— start Data for this exercise —

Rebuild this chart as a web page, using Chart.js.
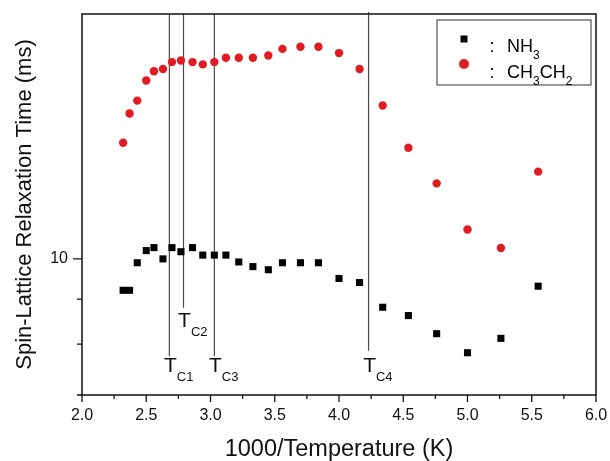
<!DOCTYPE html>
<html>
<head>
<meta charset="utf-8">
<script src="https://cdn.jsdelivr.net/npm/chart.js@4.4.1/dist/chart.umd.min.js"></script>
<style>
  html, body { margin: 0; padding: 0; background: #fff; }
  #relaxChart { display: block; }
</style>
</head>
<body>
<canvas id="relaxChart" width="610" height="461"></canvas>
<script>
// 1000/T values of the measurement points (same for both series)
let invTemp = [2.32, 2.37, 2.43, 2.50, 2.56, 2.63, 2.70, 2.77, 2.86, 2.94, 3.03, 3.12, 3.22,
               3.33, 3.45, 3.56, 3.70, 3.84, 4.00, 4.16, 4.34, 4.54, 4.76, 5.00, 5.26, 5.55];
// T1 in ms
let nh3Times = [9.21, 9.21, 9.90, 10.22, 10.30, 10.00, 10.30, 10.19, 10.30, 10.10, 10.10, 10.10, 9.92,
                9.80, 9.72, 9.90, 9.90, 9.90, 9.50, 9.40, 8.81, 8.62, 8.22, 7.82, 8.12, 9.31];
let ethylTimes = [13.56, 14.64, 15.14, 15.96, 16.35, 16.45, 16.75, 16.82, 16.75, 16.65, 16.75, 16.94, 16.94,
                  16.94, 17.04, 17.34, 17.44, 17.44, 17.15, 16.45, 14.95, 13.38, 12.19, 10.80, 10.29, 12.57];
let yTickValues = [7, 8, 9, 10];
let yLabelled = [10];
// phase transition markers
let tcNames = ['C1', 'C2', 'C3', 'C4'];
let tcX = [2.68, 2.79, 3.03, 4.23];
let tcLow = [7.75, 8.8, 7.75, 7.86];
let tcHigh = [19, 19, 19, 19.1];

let fontFamily = "'Liberation Sans', Arial, sans-serif";

function pairUp(xs, ys) {
    return xs.map((x, i) => ({ x: x, y: ys[i] }));
}

let datasets = [
    {
        label: 'NH3',
        data: pairUp(invTemp, nh3Times),
        pointStyle: 'rect',
        pointRadius: 5,
        backgroundColor: '#000',
        borderWidth: 0,
        showLine: false
    },
    {
        label: 'CH3CH2',
        data: pairUp(invTemp, ethylTimes),
        pointStyle: 'circle',
        pointRadius: 4.2,
        backgroundColor: '#e01b22',
        borderWidth: 0,
        showLine: false
    }
];
tcX.forEach((x, i) => {
    datasets.push({
        type: 'line',
        label: 'T' + tcNames[i],
        data: [{ x: x, y: tcHigh[i] }, { x: x, y: tcLow[i] }],
        borderColor: '#4a4a4a',
        borderWidth: 1.2,
        pointRadius: 0,
        fill: false,
        clip: false
    });
});

// label gap below each Tc line end (px)
let tcGap = [16, 19, 16, 21];

function subText(ctx, main, sub, x, y, mainSize, subSize, drop) {
    ctx.font = mainSize + 'px ' + fontFamily;
    ctx.textAlign = 'left';
    ctx.fillText(main, x, y);
    let w = ctx.measureText(main).width;
    ctx.font = subSize + 'px ' + fontFamily;
    ctx.fillText(sub, x + w, y + drop);
    return x + w + ctx.measureText(sub).width;
}

// keep the plot box where the original has it
function noOverhang(s) {
    s.paddingTop = 0;
    s.paddingBottom = 0;
    s.paddingLeft = 0;
    s.paddingRight = 0;
}

let framePlugin = {
    id: 'framePlugin',
    afterDraw(chart) {
        const { ctx, chartArea: a, scales: { x, y } } = chart;
        ctx.save();
        ctx.strokeStyle = '#111';
        ctx.lineWidth = 1.5;
        ctx.strokeRect(a.left, a.top, a.right - a.left, a.bottom - a.top);

        // tick marks
        ctx.lineWidth = 1.3;
        ctx.beginPath();
        x.ticks.forEach(t => {
            const px = x.getPixelForValue(t.value);
            const major = Math.abs(t.value * 2 - Math.round(t.value * 2)) < 1e-6;
            ctx.moveTo(px, a.bottom);
            ctx.lineTo(px, a.bottom + (major ? 7 : 4));
        });
        y.ticks.forEach(t => {
            const py = y.getPixelForValue(t.value);
            const len = yLabelled.includes(t.value) ? 9 : 5;
            ctx.moveTo(a.left, py);
            ctx.lineTo(a.left - len, py);
        });
        ctx.stroke();

        // Tc labels
        ctx.fillStyle = '#111';
        ctx.textBaseline = 'alphabetic';
        tcX.forEach((v, i) => {
            const px = x.getPixelForValue(v);
            const py = y.getPixelForValue(tcLow[i]) + tcGap[i];
            ctx.font = '21px ' + fontFamily;
            const tw = ctx.measureText('T').width;
            subText(ctx, 'T', tcNames[i], px + 1 - tw / 2, py, 21, 13, 9);
        });

        // legend
        const bx = a.right - 159, by = a.top + 6, bw = 154, bh = 65;
        ctx.strokeStyle = '#333';
        ctx.lineWidth = 1;
        ctx.strokeRect(bx, by, bw, bh);
        ctx.fillStyle = '#000';
        ctx.fillRect(bx + 23.5, by + 15.5, 7, 7);
        ctx.fillStyle = '#e01b22';
        ctx.beginPath();
        ctx.arc(bx + 27, by + 44, 5, 0, Math.PI * 2);
        ctx.fill();
        ctx.fillStyle = '#000';
        ctx.font = '18px ' + fontFamily;
        ctx.textAlign = 'center';
        ctx.fillText(':', bx + 55, by + 32);
        ctx.fillText(':', bx + 55, by + 58);
        subText(ctx, 'NH', '3', bx + 70, by + 32, 18, 12, 7);
        let nx = subText(ctx, 'CH', '3', bx + 70, by + 58, 18, 12, 7);
        subText(ctx, 'CH', '2', nx, by + 58, 18, 12, 7);
        ctx.restore();
    }
};

let relaxChart = new Chart(document.getElementById('relaxChart'), {
    type: 'scatter',
    data: { datasets: datasets },
    options: {
        responsive: false,
        animation: false,
        events: [],
        layout: { padding: { top: 14, right: 14, left: 0, bottom: 0 } },
        plugins: { legend: { display: false }, tooltip: { enabled: false } },
        scales: {
            x: {
                type: 'linear',
                position: 'bottom',
                min: 2,
                max: 6,
                grid: { display: false, drawTicks: false },
                border: { display: false },
                ticks: {
                    stepSize: 0.25,
                    autoSkip: false,
                    maxRotation: 0,
                    padding: 11,
                    color: '#111',
                    font: { family: fontFamily, size: 16 },
                    callback: v => (Math.abs(v * 2 - Math.round(v * 2)) < 1e-6 ? v.toFixed(1) : '')
                },
                title: {
                    display: true,
                    text: '1000/Temperature (K)',
                    color: '#111',
                    font: { family: fontFamily, size: 23.5, lineHeight: 1.0 },
                    padding: { top: 0, bottom: 0 }
                },
                afterFit: s => { s.height = 66; noOverhang(s); }
            },
            y: {
                type: 'logarithmic',
                min: 7,
                max: 19,
                grid: { display: false, drawTicks: false },
                border: { display: false },
                afterBuildTicks: s => { s.ticks = yTickValues.map(v => ({ value: v })); },
                ticks: {
                    autoSkip: false,
                    padding: 14,
                    color: '#111',
                    font: { family: fontFamily, size: 16 },
                    callback: v => (yLabelled.includes(v) ? String(v) : '')
                },
                title: {
                    display: true,
                    text: 'Spin-Lattice Relaxation Time (ms)',
                    color: '#111',
                    font: { family: fontFamily, size: 22 },
                    padding: { top: 12, bottom: 0 }
                },
                afterFit: s => { s.width = 82; noOverhang(s); }
            }
        }
    },
    plugins: [framePlugin]
});
</script>
</body>
</html>
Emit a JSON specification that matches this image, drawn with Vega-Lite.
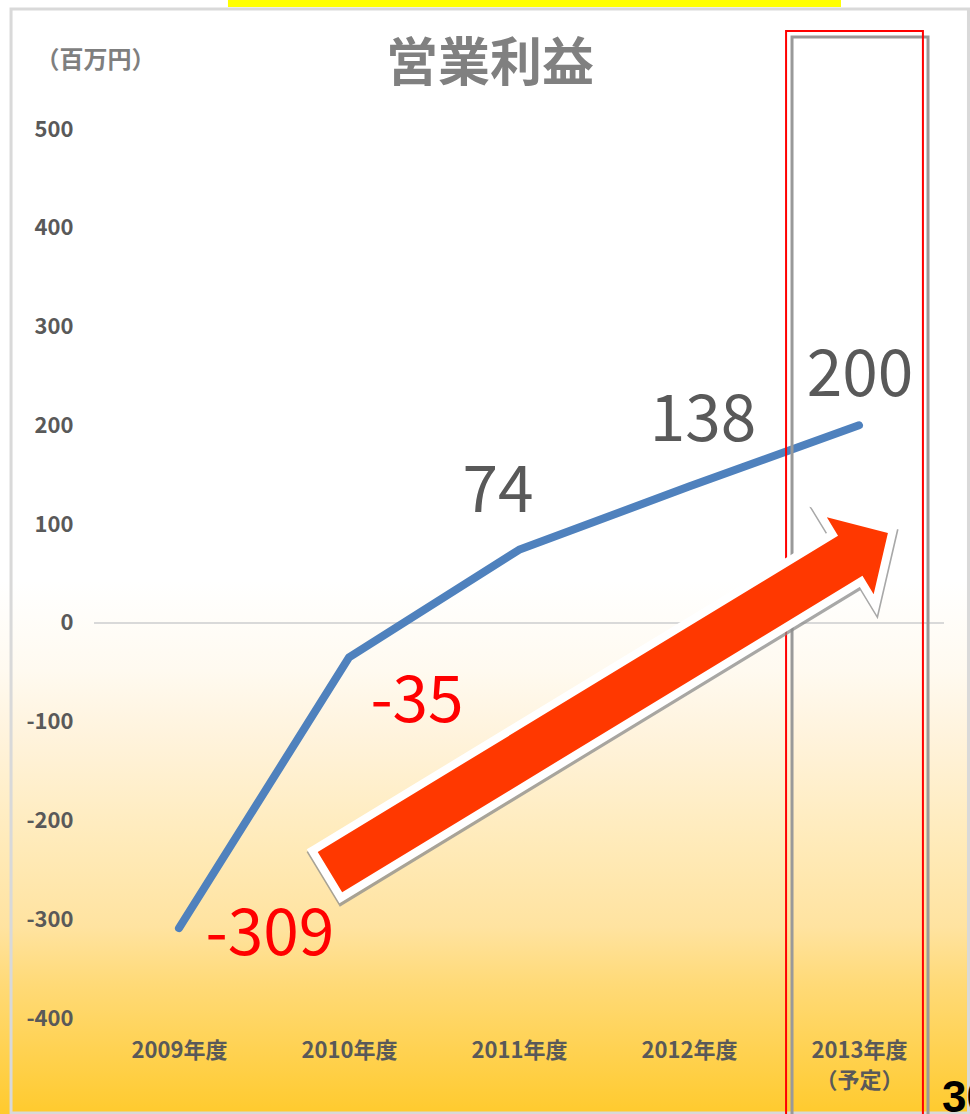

— end Data for this exercise —

What you have to do ▸ Transcribe all the lines above exactly, apart from the pictures.

The completed task ▸
Rebuild this chart as a web page, using Chart.js.
<!DOCTYPE html>
<html>
<head>
<meta charset="utf-8">
<script src="https://cdn.jsdelivr.net/npm/chart.js@4.4.1/dist/chart.umd.min.js"></script>
<style>
  html, body { margin: 0; padding: 0; background: #fff; }
  #relaxChart { display: block; }
</style>
</head>
<body>
<canvas id="relaxChart" width="610" height="461"></canvas>
<script>
// 1000/T values of the measurement points (same for both series)
let invTemp = [2.32, 2.37, 2.43, 2.50, 2.56, 2.63, 2.70, 2.77, 2.86, 2.94, 3.03, 3.12, 3.22,
               3.33, 3.45, 3.56, 3.70, 3.84, 4.00, 4.16, 4.34, 4.54, 4.76, 5.00, 5.26, 5.55];
// T1 in ms
let nh3Times = [9.21, 9.21, 9.90, 10.22, 10.30, 10.00, 10.30, 10.19, 10.30, 10.10, 10.10, 10.10, 9.92,
                9.80, 9.72, 9.90, 9.90, 9.90, 9.50, 9.40, 8.81, 8.62, 8.22, 7.82, 8.12, 9.31];
let ethylTimes = [13.56, 14.64, 15.14, 15.96, 16.35, 16.45, 16.75, 16.82, 16.75, 16.65, 16.75, 16.94, 16.94,
                  16.94, 17.04, 17.34, 17.44, 17.44, 17.15, 16.45, 14.95, 13.38, 12.19, 10.80, 10.29, 12.57];
let yTickValues = [7, 8, 9, 10];
let yLabelled = [10];
// phase transition markers
let tcNames = ['C1', 'C2', 'C3', 'C4'];
let tcX = [2.68, 2.79, 3.03, 4.23];
let tcLow = [7.75, 8.8, 7.75, 7.86];
let tcHigh = [19, 19, 19, 19.1];

let fontFamily = "'Liberation Sans', Arial, sans-serif";

function pairUp(xs, ys) {
    return xs.map((x, i) => ({ x: x, y: ys[i] }));
}

let datasets = [
    {
        label: 'NH3',
        data: pairUp(invTemp, nh3Times),
        pointStyle: 'rect',
        pointRadius: 5,
        backgroundColor: '#000',
        borderWidth: 0,
        showLine: false
    },
    {
        label: 'CH3CH2',
        data: pairUp(invTemp, ethylTimes),
        pointStyle: 'circle',
        pointRadius: 4.2,
        backgroundColor: '#e01b22',
        borderWidth: 0,
        showLine: false
    }
];
tcX.forEach((x, i) => {
    datasets.push({
        type: 'line',
        label: 'T' + tcNames[i],
        data: [{ x: x, y: tcHigh[i] }, { x: x, y: tcLow[i] }],
        borderColor: '#4a4a4a',
        borderWidth: 1.2,
        pointRadius: 0,
        fill: false,
        clip: false
    });
});

// label gap below each Tc line end (px)
let tcGap = [16, 19, 16, 21];

function subText(ctx, main, sub, x, y, mainSize, subSize, drop) {
    ctx.font = mainSize + 'px ' + fontFamily;
    ctx.textAlign = 'left';
    ctx.fillText(main, x, y);
    let w = ctx.measureText(main).width;
    ctx.font = subSize + 'px ' + fontFamily;
    ctx.fillText(sub, x + w, y + drop);
    return x + w + ctx.measureText(sub).width;
}

// keep the plot box where the original has it
function noOverhang(s) {
    s.paddingTop = 0;
    s.paddingBottom = 0;
    s.paddingLeft = 0;
    s.paddingRight = 0;
}

let framePlugin = {
    id: 'framePlugin',
    afterDraw(chart) {
        const { ctx, chartArea: a, scales: { x, y } } = chart;
        ctx.save();
        ctx.strokeStyle = '#111';
        ctx.lineWidth = 1.5;
        ctx.strokeRect(a.left, a.top, a.right - a.left, a.bottom - a.top);

        // tick marks
        ctx.lineWidth = 1.3;
        ctx.beginPath();
        x.ticks.forEach(t => {
            const px = x.getPixelForValue(t.value);
            const major = Math.abs(t.value * 2 - Math.round(t.value * 2)) < 1e-6;
            ctx.moveTo(px, a.bottom);
            ctx.lineTo(px, a.bottom + (major ? 7 : 4));
        });
        y.ticks.forEach(t => {
            const py = y.getPixelForValue(t.value);
            const len = yLabelled.includes(t.value) ? 9 : 5;
            ctx.moveTo(a.left, py);
            ctx.lineTo(a.left - len, py);
        });
        ctx.stroke();

        // Tc labels
        ctx.fillStyle = '#111';
        ctx.textBaseline = 'alphabetic';
        tcX.forEach((v, i) => {
            const px = x.getPixelForValue(v);
            const py = y.getPixelForValue(tcLow[i]) + tcGap[i];
            ctx.font = '21px ' + fontFamily;
            const tw = ctx.measureText('T').width;
            subText(ctx, 'T', tcNames[i], px + 1 - tw / 2, py, 21, 13, 9);
        });

        // legend
        const bx = a.right - 159, by = a.top + 6, bw = 154, bh = 65;
        ctx.strokeStyle = '#333';
        ctx.lineWidth = 1;
        ctx.strokeRect(bx, by, bw, bh);
        ctx.fillStyle = '#000';
        ctx.fillRect(bx + 23.5, by + 15.5, 7, 7);
        ctx.fillStyle = '#e01b22';
        ctx.beginPath();
        ctx.arc(bx + 27, by + 44, 5, 0, Math.PI * 2);
        ctx.fill();
        ctx.fillStyle = '#000';
        ctx.font = '18px ' + fontFamily;
        ctx.textAlign = 'center';
        ctx.fillText(':', bx + 55, by + 32);
        ctx.fillText(':', bx + 55, by + 58);
        subText(ctx, 'NH', '3', bx + 70, by + 32, 18, 12, 7);
        let nx = subText(ctx, 'CH', '3', bx + 70, by + 58, 18, 12, 7);
        subText(ctx, 'CH', '2', nx, by + 58, 18, 12, 7);
        ctx.restore();
    }
};

let relaxChart = new Chart(document.getElementById('relaxChart'), {
    type: 'scatter',
    data: { datasets: datasets },
    options: {
        responsive: false,
        animation: false,
        events: [],
        layout: { padding: { top: 14, right: 14, left: 0, bottom: 0 } },
        plugins: { legend: { display: false }, tooltip: { enabled: false } },
        scales: {
            x: {
                type: 'linear',
                position: 'bottom',
                min: 2,
                max: 6,
                grid: { display: false, drawTicks: false },
                border: { display: false },
                ticks: {
                    stepSize: 0.25,
                    autoSkip: false,
                    maxRotation: 0,
                    padding: 11,
                    color: '#111',
                    font: { family: fontFamily, size: 16 },
                    callback: v => (Math.abs(v * 2 - Math.round(v * 2)) < 1e-6 ? v.toFixed(1) : '')
                },
                title: {
                    display: true,
                    text: '1000/Temperature (K)',
                    color: '#111',
                    font: { family: fontFamily, size: 23.5, lineHeight: 1.0 },
                    padding: { top: 0, bottom: 0 }
                },
                afterFit: s => { s.height = 66; noOverhang(s); }
            },
            y: {
                type: 'logarithmic',
                min: 7,
                max: 19,
                grid: { display: false, drawTicks: false },
                border: { display: false },
                afterBuildTicks: s => { s.ticks = yTickValues.map(v => ({ value: v })); },
                ticks: {
                    autoSkip: false,
                    padding: 14,
                    color: '#111',
                    font: { family: fontFamily, size: 16 },
                    callback: v => (yLabelled.includes(v) ? String(v) : '')
                },
                title: {
                    display: true,
                    text: 'Spin-Lattice Relaxation Time (ms)',
                    color: '#111',
                    font: { family: fontFamily, size: 22 },
                    padding: { top: 12, bottom: 0 }
                },
                afterFit: s => { s.width = 82; noOverhang(s); }
            }
        }
    },
    plugins: [framePlugin]
});
</script>
</body>
</html>
Emit a JSON specification that matches this image, drawn with Vega-Lite.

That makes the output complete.